Information Architecture

Clear, logical organization of product information helps customers make decisions faster. Start with what matters most — image, price, availability — then layer in details.

02

Visual Hierarchy

Size, color, and spacing guide the eye to important elements. Product images should dominate cards. Call-to-action buttons need breathing room. Prices must stand out.

03

Mobile-First Thinking

Over half of e-commerce traffic comes from phones. Design cards, checkout flows, and navigation for small screens first. Desktop experience follows naturally from there.

04

Conversion Optimization

Every design decision should reduce friction in the buying journey.
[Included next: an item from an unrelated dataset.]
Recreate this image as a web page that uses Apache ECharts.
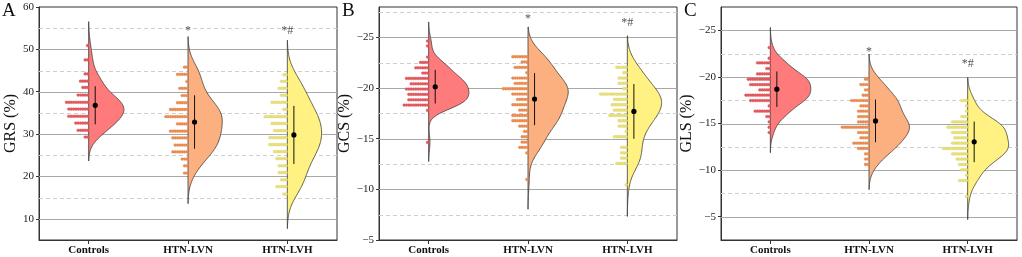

Fewer form fields, clearer pricing, visible trust signals — these aren’t nice-to-haves, they’re essentials.

Why These Design Patterns Matter

E-commerce design isn’t about aesthetics alone — it’s about removing barriers between browsers and buyers

The Numbers Tell a Story

Well-designed product cards can increase click-through rates by 30-40%. A streamlined checkout reduces cart abandonment by up to 20%. When categories are properly organized with good navigation, average order value climbs because customers find more of what they want.

But here’s what matters most: customers don’t think about design. They just notice when it’s missing. A confusing product page makes them leave. A checkout process with too many steps gets abandoned. Poor category navigation sends them to a competitor.

The stores winning in Malaysia and across Asia understand this. They invest in design that feels invisible — where everything just works. Product information is clear. Prices are visible. Trust signals are obvious. The path to purchase is straight.

“Design is how it works. When customers navigate your store easily, find products quickly, and check out without friction, that’s good design. They won’t praise it, but they’ll come back.”